There would seem to be no impropriety in entertaining and passing upon the motion. The mandate of this court on the determination of the appeal had been complied with by the entry of a judgment as directed. What occurred thereafter was new matter not presented nor involved on the appeal from the judgment and was first made to appear on the presentation of the motion. The return alleges that the sole ground of the refusal to hear and pass upon the motion was the opinion of the respondent that said superior court was without jurisdiction in the premises in this, that having been directed by this court on the determination of the appeal to enter a judgment for the plaintiff, all authority to set aside the judgment entered in accordance with the direction had ceased.

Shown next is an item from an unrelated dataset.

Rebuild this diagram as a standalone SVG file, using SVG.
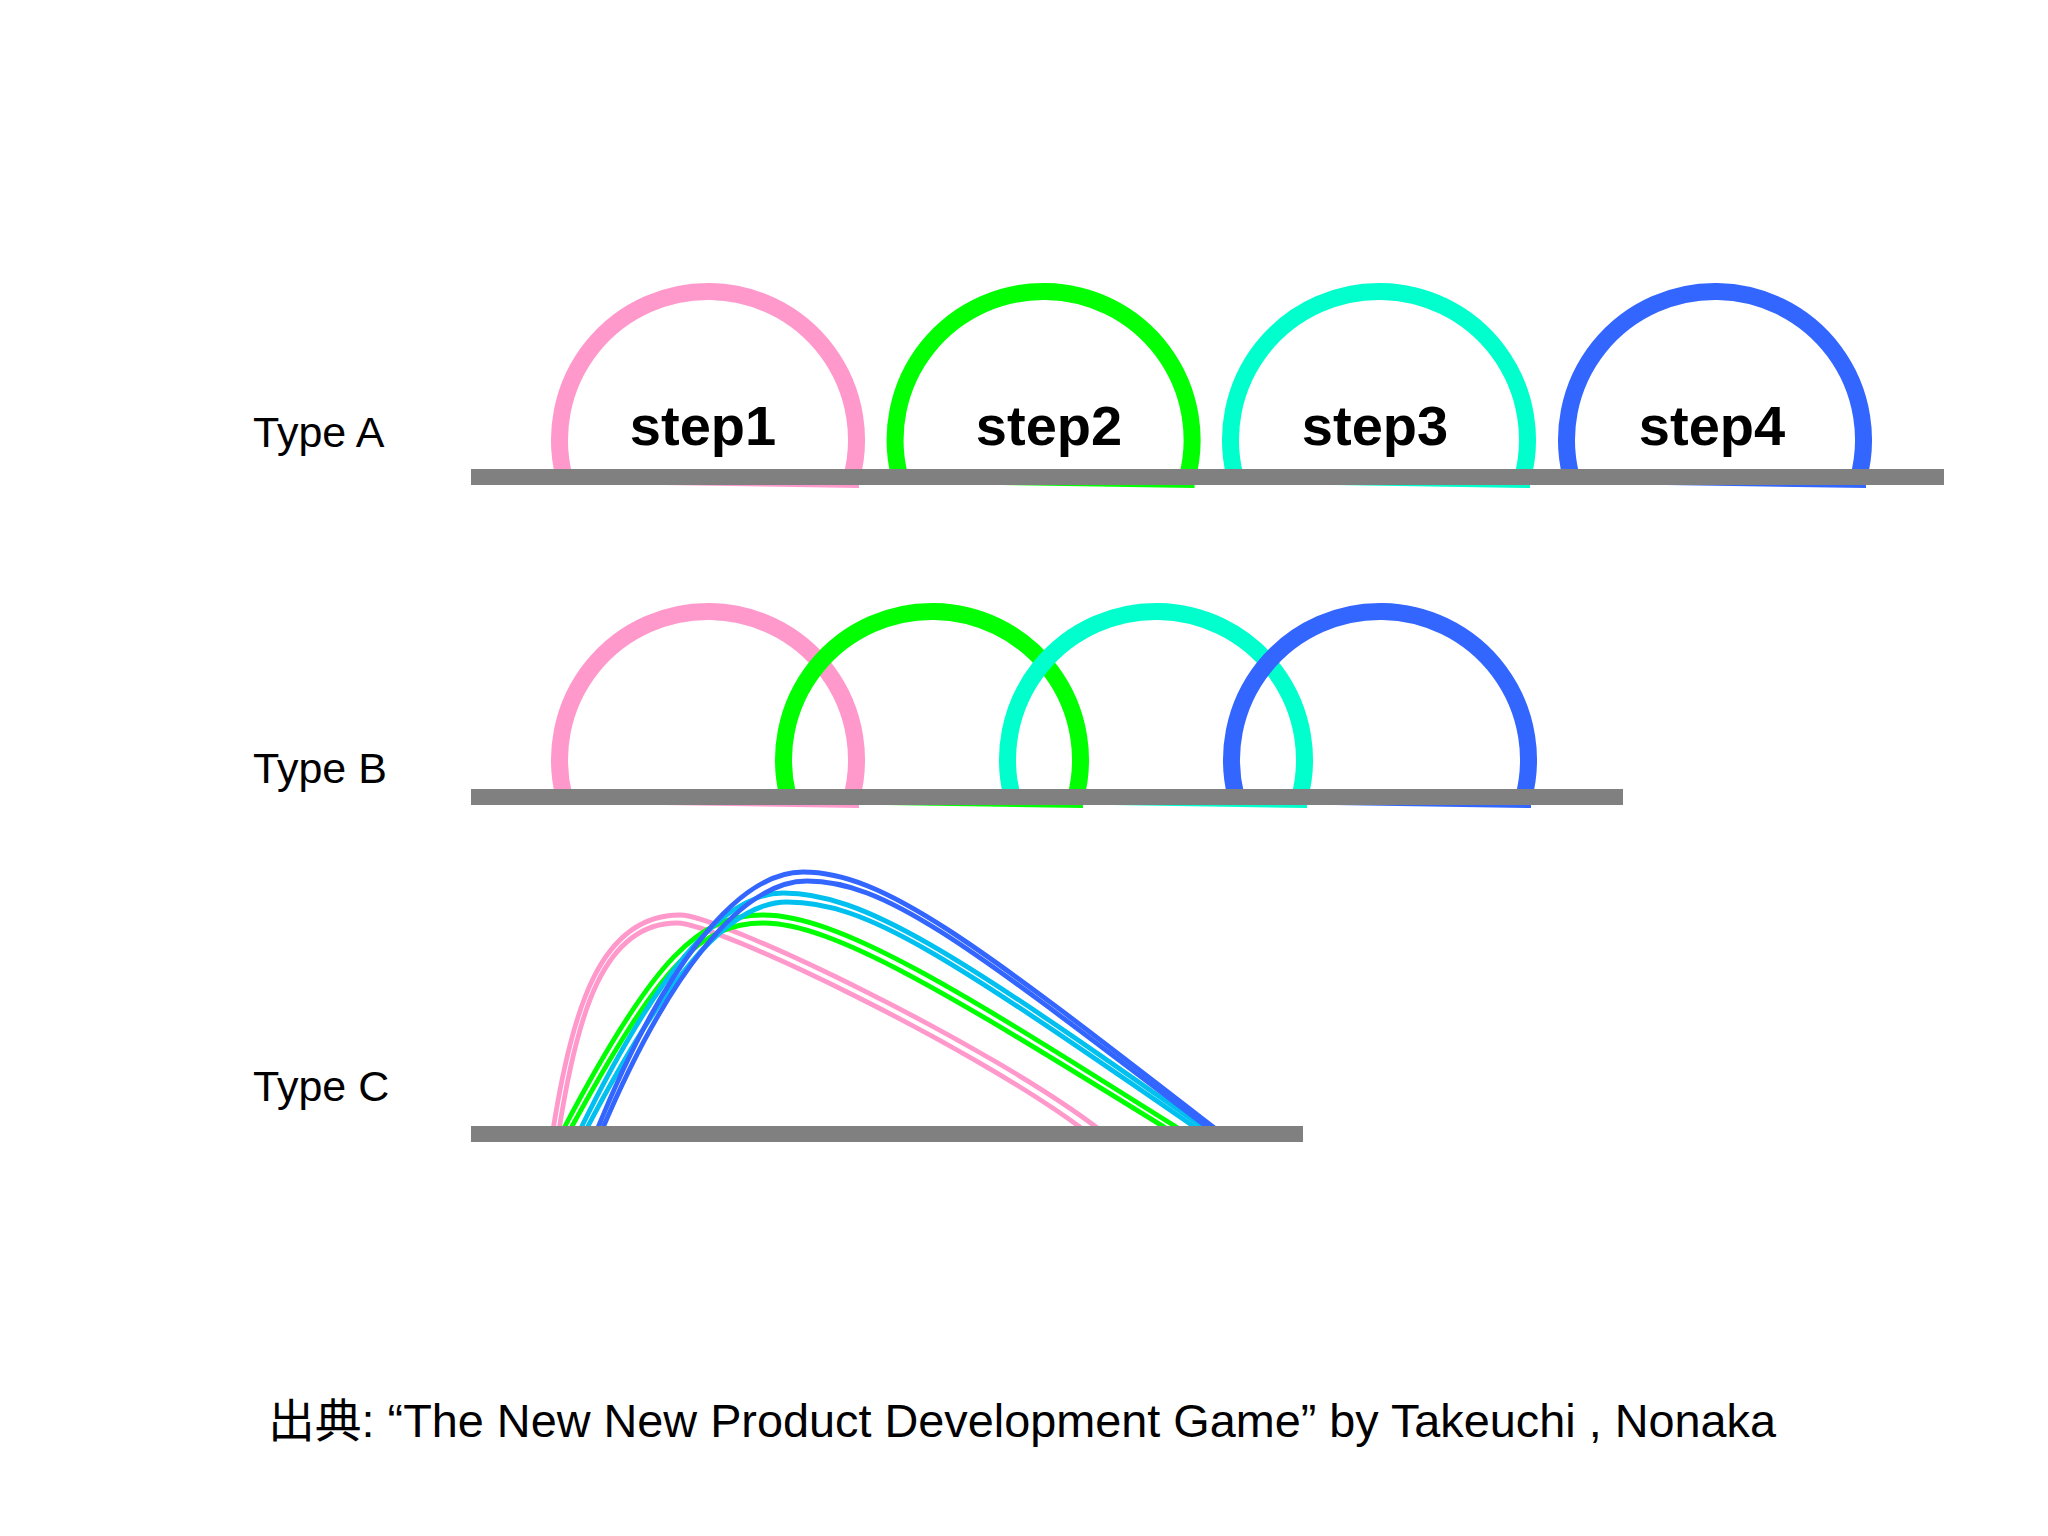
<svg xmlns="http://www.w3.org/2000/svg" width="2048" height="1536" viewBox="0 0 2048 1536">
<style>
.bg{fill:#ffffff}
.bar{fill:#808080}
.arc{fill:none;stroke-width:17;stroke-linecap:butt}
.chord{fill:none;stroke-width:3}
.wave{fill:none;stroke-width:4.8;stroke-linecap:butt}
.pink{stroke:#FF99CC}
.green{stroke:#00FF00}
.aqua{stroke:#00FFCC}
.sky{stroke:#00C0F0}
.blue{stroke:#3366FF}
.label{font-family:"Liberation Sans",Arial,sans-serif;font-size:43px;fill:#000000}
.step{font-family:"Liberation Sans",Arial,sans-serif;font-size:56px;font-weight:bold;fill:#000000;text-anchor:middle}
.note{font-family:"Liberation Sans",Arial,"Noto Sans CJK JP",sans-serif;font-size:46px;fill:#000000}
</style>
<rect class="bg" x="0" y="0" width="2048" height="1536"/>

<g id="typeA">
  <text class="label" x="253" y="447">Type A</text>
  <g id="typeA-step1">
    <path class="arc pink" d="M563.7,475 A148.5,148.5 0 1 1 851,480"/>
    <line class="chord pink" x1="562" y1="482" x2="859" y2="486.5"/>
  </g>
  <g id="typeA-step2">
    <path class="arc green" d="M899.3,475 A148.5,148.5 0 1 1 1186.6,480"/>
    <line class="chord green" x1="897.6" y1="482" x2="1194.6" y2="486.5"/>
  </g>
  <g id="typeA-step3">
    <path class="arc aqua" d="M1234.7,475 A148.5,148.5 0 1 1 1522,480"/>
    <line class="chord aqua" x1="1233" y1="482" x2="1530" y2="486.5"/>
  </g>
  <g id="typeA-step4">
    <path class="arc blue" d="M1570.7,475 A148.5,148.5 0 1 1 1858,480"/>
    <line class="chord blue" x1="1569" y1="482" x2="1866" y2="486.5"/>
  </g>
  <rect class="bar" x="471" y="469" width="1473" height="16"/>
  <text class="step" x="703" y="445">step1</text>
  <text class="step" x="1049" y="445">step2</text>
  <text class="step" x="1375" y="445">step3</text>
  <text class="step" x="1712" y="445">step4</text>
</g>

<g id="typeB">
  <text class="label" x="253" y="783">Type B</text>
  <g id="typeB-step1">
    <path class="arc pink" d="M563.7,795 A148.5,148.5 0 1 1 851,800"/>
    <line class="chord pink" x1="562" y1="802" x2="859" y2="806.5"/>
  </g>
  <g id="typeB-step2">
    <path class="arc green" d="M787.7,795 A148.5,148.5 0 1 1 1075,800"/>
    <line class="chord green" x1="786" y1="802" x2="1083" y2="806.5"/>
  </g>
  <g id="typeB-step3">
    <path class="arc aqua" d="M1011.7,795 A148.5,148.5 0 1 1 1299,800"/>
    <line class="chord aqua" x1="1010" y1="802" x2="1307" y2="806.5"/>
  </g>
  <g id="typeB-step4">
    <path class="arc blue" d="M1235.7,795 A148.5,148.5 0 1 1 1523,800"/>
    <line class="chord blue" x1="1234" y1="802" x2="1531" y2="806.5"/>
  </g>
  <rect class="bar" x="471" y="789" width="1152" height="16"/>
</g>

<g id="typeC">
  <text class="label" x="253" y="1101">Type C</text>
  <g id="typeC-pink">
    <path class="wave pink" d="M553,1130 C572,1010 600,915 680,915 C720,915 990,1045 1100,1130"/>
    <path class="wave pink" d="M559,1130 C577,1015 603,923 677,923 C717,923 975,1048 1084,1130"/>
  </g>
  <g id="typeC-green">
    <path class="wave green" d="M563,1130 C655,955 700,915 763,915 C840,915 960,991 1181,1130"/>
    <path class="wave green" d="M570,1130 C661,963 702,923 763,923 C835,923 955,998 1169,1130"/>
  </g>
  <g id="typeC-sky">
    <path class="wave sky" d="M580,1130 C653,981 720,893 783,893 C863,893 953,951 1207,1130"/>
    <path class="wave sky" d="M586,1130 C659,990 724,902 787,902 C867,902 945,955 1199,1130"/>
  </g>
  <g id="typeC-blue">
    <path class="wave blue" d="M597,1130 C660,974 735,872 803,872 C883,872 973,941 1217,1130"/>
    <path class="wave blue" d="M602,1130 C665,981 739,881 807,881 C887,881 969,946 1211,1130"/>
  </g>
  <rect class="bar" x="471" y="1126" width="832" height="16"/>
</g>

<g id="source">
  <text class="note" x="268" y="1437" textLength="1508" lengthAdjust="spacingAndGlyphs">出典: “The New New Product Development Game” by Takeuchi , Nonaka</text>
</g>
</svg>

[1] Unquestionably the court, under the circumstances here presented, had and has the power to entertain and pass upon the motion. It has full power to determine whether the alleged error was clerical or judicial in character and, if clerical, to set aside the interlocutory decree, correct the error and enter judgment on the findings as corrected and conclusions of law to be drawn therefrom. (See Biaggi v. Ramont, 189 Cal. 675 [ 209 P. 892].) The form of the return has narrowed the issue to one of jurisdiction only. Consequently we do not feel justified in deciding, as urged by the petitioner, whether the showing made on the motion would require us to compel the granting of the same.

The peremptory writ should issue commanding the respondent to hear and pass upon the motion in question.

It is so ordered.

Richards, J., Langdon, J., Preston, J., Waste, C.J., Curtis, J., and Seawell, J., concurred.